Nel raccontare una storia, gli ingredienti essenziali sono sostanzialmente due: che tipo di storia vogliamo narrare, e come vogliamo farlo. Sul fronte del come, negli ultimi 100 anni ci sono stati enormi cambiamenti, e a fianco dei generi tradizionali come la poesia o il teatro, ne sono nati di nuovi e potentissimi, come il cinema e il fumetto. Dal punto di vista del tipo di storia però, siamo sostanzialmente ancora nel passato, e gli ingredienti essenziali di un buon racconto sembrerebbero essere sempre gli stessi: amore, morte, tradimento, onore, coraggio… Insomma, tra Omero e Sorrentino la differenza, sotto questo aspetto, sembrerebbe proprio poca. C’è però una grande eccezione a questa regola, una narrativa che nel ‘900 ha avuto un’esplosione enorme, dalle conseguenze davvero profonde: la Fantascienza.
Questo genere (letterario, ma anche cinematografico, televisivo, poetico e forse perfino musicale) nasce in un momento molto speciale della storia dell’umanità: l’età vittoriana (secondo ‘800), una fase di forte innovazione tecnologica che ha portato profondi cambiamenti nella vita delle persone, dall’elettricità alla registrazione della musica.
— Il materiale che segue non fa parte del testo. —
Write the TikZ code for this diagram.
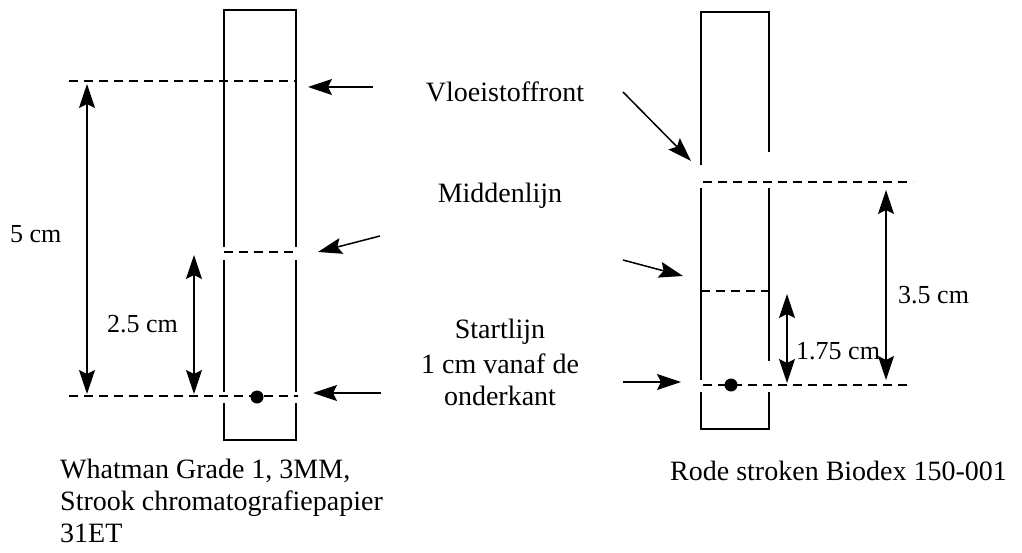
\documentclass[tikz,border=0pt]{standalone}
\usepackage{fontspec}
\setmainfont{Liberation Serif}
\usetikzlibrary{arrows.meta}
\tikzset{bigtip/.tip={Stealth[length=24pt,width=16pt,inset=4pt]}}
\begin{document}
\begin{tikzpicture}[x=1pt,y=-1pt,
  strip/.style={line width=1.4pt},
  dline/.style={line width=1.3pt,dash pattern=on 9pt off 6pt},
  pointer/.style={line width=1.5pt,-bigtip},
  dim/.style={line width=1.5pt,bigtip-bigtip},
  lbl/.style={font=\fontsize{28}{33}\selectfont,inner sep=0pt},
  dlbl/.style={font=\fontsize{26}{30}\selectfont,inner sep=0pt},
  dot/.style={circle,fill=black,minimum size=13pt,inner sep=0pt}]
\useasboundingbox (0,0) rectangle (1022,553);
% ---------- left strip ----------
\draw[strip] (224,247) -- (224,10) -- (296,10) -- (296,247);
\draw[strip] (224,260) -- (224,392);
\draw[strip] (296,260) -- (296,392);
\draw[strip] (224,403) -- (224,440) -- (296,440) -- (296,403);
\coordinate (Lf1) at (69,81);   \coordinate (Lf2) at (296,81);
\coordinate (Lm1) at (224,252); \coordinate (Lm2) at (298,252);
\coordinate (Ls1) at (69,396);  \coordinate (Ls2) at (298,396);
\draw[dline] (Lf1) -- (Lf2);
\draw[dline] (Lm1) -- (Lm2);
\draw[dline] (Ls1) -- (Ls2);
\node[dot] (Ldot) at (257,397) {};
\coordinate (L5a) at (87,84);   \coordinate (L5b) at (87,394);
\coordinate (L25a) at (194,255); \coordinate (L25b) at (194,394);
\draw[dim] (L5a) -- (L5b);
\draw[dim] (L25a) -- (L25b);
\node[dlbl,anchor=base west] (l5) at (10,243) {5 cm};
\node[dlbl,anchor=base west] (l25) at (107,332) {2.5 cm};
% ---------- right strip ----------
\draw[strip] (701,165) -- (701,12) -- (769,12) -- (769,152);
\draw[strip] (701,188) -- (701,380);
\draw[strip] (769,188) -- (769,361);
\draw[strip] (701,392) -- (701,429) -- (769,429) -- (769,392);
\coordinate (Rf1) at (703,182); \coordinate (Rf2) at (913,182);
\coordinate (Rm1) at (701,291); \coordinate (Rm2) at (769,291);
\coordinate (Rs1) at (703,385); \coordinate (Rs2) at (912,385);
\draw[dline] (Rf1) -- (Rf2);
\draw[dline] (Rm1) -- (Rm2);
\draw[dline] (Rs1) -- (Rs2);
\node[dot] (Rdot) at (731,385) {};
\coordinate (R175a) at (787,294); \coordinate (R175b) at (787,383);
\coordinate (R35a) at (886,190);  \coordinate (R35b) at (886,380);
\draw[dim] (R175a) -- (R175b);
\draw[dim] (R35a) -- (R35b);
\node[dlbl,anchor=base west] (l175) at (796,359) {1.75 cm};
\node[dlbl,anchor=base west] (l35) at (898,303) {3.5 cm};
% ---------- middle labels ----------
\node[lbl,anchor=base] (front) at (505,102) {Vloeistoffront};
\node[lbl,anchor=base] (mid) at (500,203) {Middenlijn};
\node[lbl,anchor=base] (start1) at (500,338) {Startlijn};
\node[lbl,anchor=base] (start2) at (500,373) {1 cm vanaf de};
\node[lbl,anchor=base] (start3) at (500,405) {onderkant};
% pointer arrows
\coordinate (a1s) at (373,87);  \coordinate (a1e) at (308,87);
\coordinate (a2s) at (380,236); \coordinate (a2e) at (318,252);
\coordinate (a3s) at (381,393); \coordinate (a3e) at (313,393);
\coordinate (b1s) at (623,92);  \coordinate (b1e) at (691,161);
\coordinate (b2s) at (623,260); \coordinate (b2e) at (683,276);
\coordinate (b3s) at (623,382); \coordinate (b3e) at (681,382);
\draw[pointer] (a1s) -- (a1e);
\draw[pointer] (a2s) -- (a2e);
\draw[pointer] (a3s) -- (a3e);
\draw[pointer] (b1s) -- (b1e);
\draw[pointer] (b2s) -- (b2e);
\draw[pointer] (b3s) -- (b3e);
% ---------- captions ----------
\node[lbl,anchor=base west] (capL1) at (60,478) {Whatman Grade 1, 3MM,};
\node[lbl,anchor=base west] (capL2) at (60,510) {Strook chromatografiepapier};
\node[lbl,anchor=base west] (capL3) at (60,542) {31ET};
\node[lbl,anchor=base west] (capR) at (670,480) {Rode stroken Biodex 150-001};
\end{tikzpicture}
\end{document}
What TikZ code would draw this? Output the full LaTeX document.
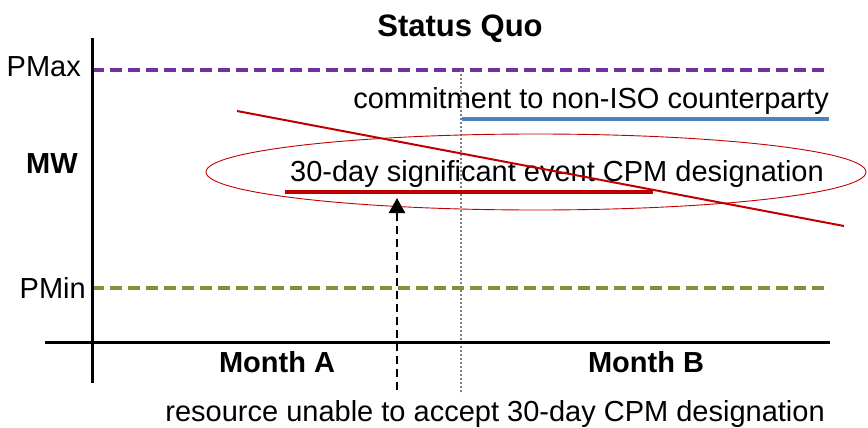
\documentclass[tikz,border=0pt]{standalone}
\usepackage{fontspec}
\setmainfont{Liberation Sans}
\usetikzlibrary{arrows.meta}

\definecolor{maxpurple}{HTML}{7030A0}
\definecolor{mingreen}{HTML}{77933C}
\definecolor{isoblue}{HTML}{4F81BD}
\definecolor{cpmred}{HTML}{C00000}

\begin{document}
\begin{tikzpicture}[x=1pt,y=-1pt,
	lbl/.style={inner sep=0pt, font=\fontsize{29}{34}\selectfont},
	blbl/.style={lbl, font=\fontsize{29}{34}\selectfont\bfseries}]

	\useasboundingbox (0,0) rectangle (868,428);

	\node (title)[inner sep=0pt, anchor=base, font=\fontsize{31}{36}\selectfont\bfseries] at (460,37) {Status Quo};
	\node (PMax)[lbl, anchor=base east] at (81,77) {PMax};
	\node (PMin)[lbl, anchor=base east] at (86,298) {PMin};
	\node (MW)[blbl, anchor=base] at (52,173) {MW};
	\node (MA)[blbl, anchor=base] at (277,372) {Month A};
	\node (MB)[blbl, anchor=base] at (646,372) {Month B};

	\node (ISO)[lbl, anchor=base east] at (829,109) {commitment to non-ISO counterparty};
	\node (CPM)[lbl, anchor=base east] at (824,181) {30-day significant event CPM designation};
	\node (RES)[lbl, anchor=base east] at (825,421) {resource unable to accept 30-day CPM designation};

	%limits
	\draw[maxpurple, line width=3.5pt, dash pattern=on 12pt off 6pt] (92,70) -- (830,70);
	\draw[mingreen, line width=3.5pt, dash pattern=on 12pt off 6pt] (92,288) -- (830,288);

	%month boundary
	\draw[gray, line width=1.2pt, dash pattern=on 2pt off 2pt] (461,70) -- (461,394);

	\draw[isoblue, line width=4.5pt] (462,119) -- (829,119);
	\draw[cpmred, line width=4.5pt] (285,192) -- (653,192);
	\draw[cpmred, line width=2pt] (237,111) -- (844,226);
	\draw[cpmred, line width=0.9pt] (536,172) ellipse (330pt and 38pt);

	%axes
	\draw[line width=3pt] (92,38) -- (92,383);
	\draw[line width=3pt] (45,342) -- (830,342);

	\coordinate (R0) at (397,390);
	\coordinate (R1) at (397,198);
	\draw [->, >={Triangle[length=15pt,width=16pt]}, line width=2.5pt, dash pattern=on 8pt off 5pt] (R0) to (R1);

\end{tikzpicture}
\end{document}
Ci sono molti esempi precedenti, come Frankenstein di Mary Shelley o i romanzi di Verne e di Poe, ma è La macchina del tempo di H. G. Wells (1895) il primo a contenere tutti gli elementi tipici della Fantascienza moderna: la tecnologia, il paradosso spazio-temporale, la visione del presente attraverso la lente del futuro immaginato, e la proiezione di sogni e speranze di oggi sul domani.
Nel corso del ‘900 il genere ha conosciuto una fortuna immensa, diventando – insieme ad altri – l’essenza stessa del “romanzo popolare”. In Italia la serie Urania (nata nel ’52 e tuttora attiva) ha proposto, a prezzi popolari e in edicola, quasi tutti i grandi autori del genere. E’ infatti proprio negli anni ’50 che esplode la Fantascienza. All’epoca perlopiù dominata da un tema assai ricorrente: alieni cattivi che invadono la terra. Questo non è casuale: la guerra fredda, e la probabilità di quella nucleare definitiva, ha tinto di cupezza quel periodo. Nei ’60 invece si cambia registro, e la speranza in un mondo migliore viene espressa perfettamente nella Fantascienza. La serie tv Star Trek (’65/’69) immagina come vinte molte delle battaglie proprie di quegli anni, dalla parità sessuale a quella tra razze. Gli alieni non sono più nemici da distruggere, bensì vicini diversi da rispettare. L’astronave di 2001 odissea nello spazio (’68) somiglia a certa architettura assai sixties, mentre quella dei vari Alien è certamente figlia dell’estetica anni ’80. In Bladerunner (’82) piove sempre, segno dell’effetto del global warming, mentre in District 9 (’09) gli alieni vengono chiusi nei ghetti: insomma grazie alla Fantascienza, ogni epoca ha il futuro che si merita.
Alcuni autori di questo genere sono autentici fuoriclasse. Philip Dick, Ray Bradbury, Arthur Clarke nel passato, o più di recente William Gibson, Neal Stephenson e Bruce Sterling hanno prodotto molto di più di semplice Fantascienza: hanno saputo immaginare in anticipo oggetti, tendenze e tensioni culturali. Il termine Cyberspazio l’ha inventato Gibson (nell’82), e nel ’53, in Fahrenheit 451, Bradbury aveva già previsto quasi tutto.
Oggi la Fantascienza è un genere narrativo a pieno titolo, capace di esistere con altrettanta efficacia in media diversi, dall’anime alla tv, passando per cinema, letteratura e videogiochi. Non solo: se è vero che noi ricordiamo il passato e immaginiamo il futuro, la Fantascienza è certamente uno dei luoghi più fecondi dell’ l’immaginazione contemporanea. E se c’è un’arte che può aiutare l’umanità a migliorarsi, questa è certamente quella di immaginare: futuri, ma anche soluzioni, strategie e idee per un mondo in evoluzione rapida, dove il domani sembra realizzarsi ogni giorno, ma dove i problemi purtroppo restano sempre gli stessi.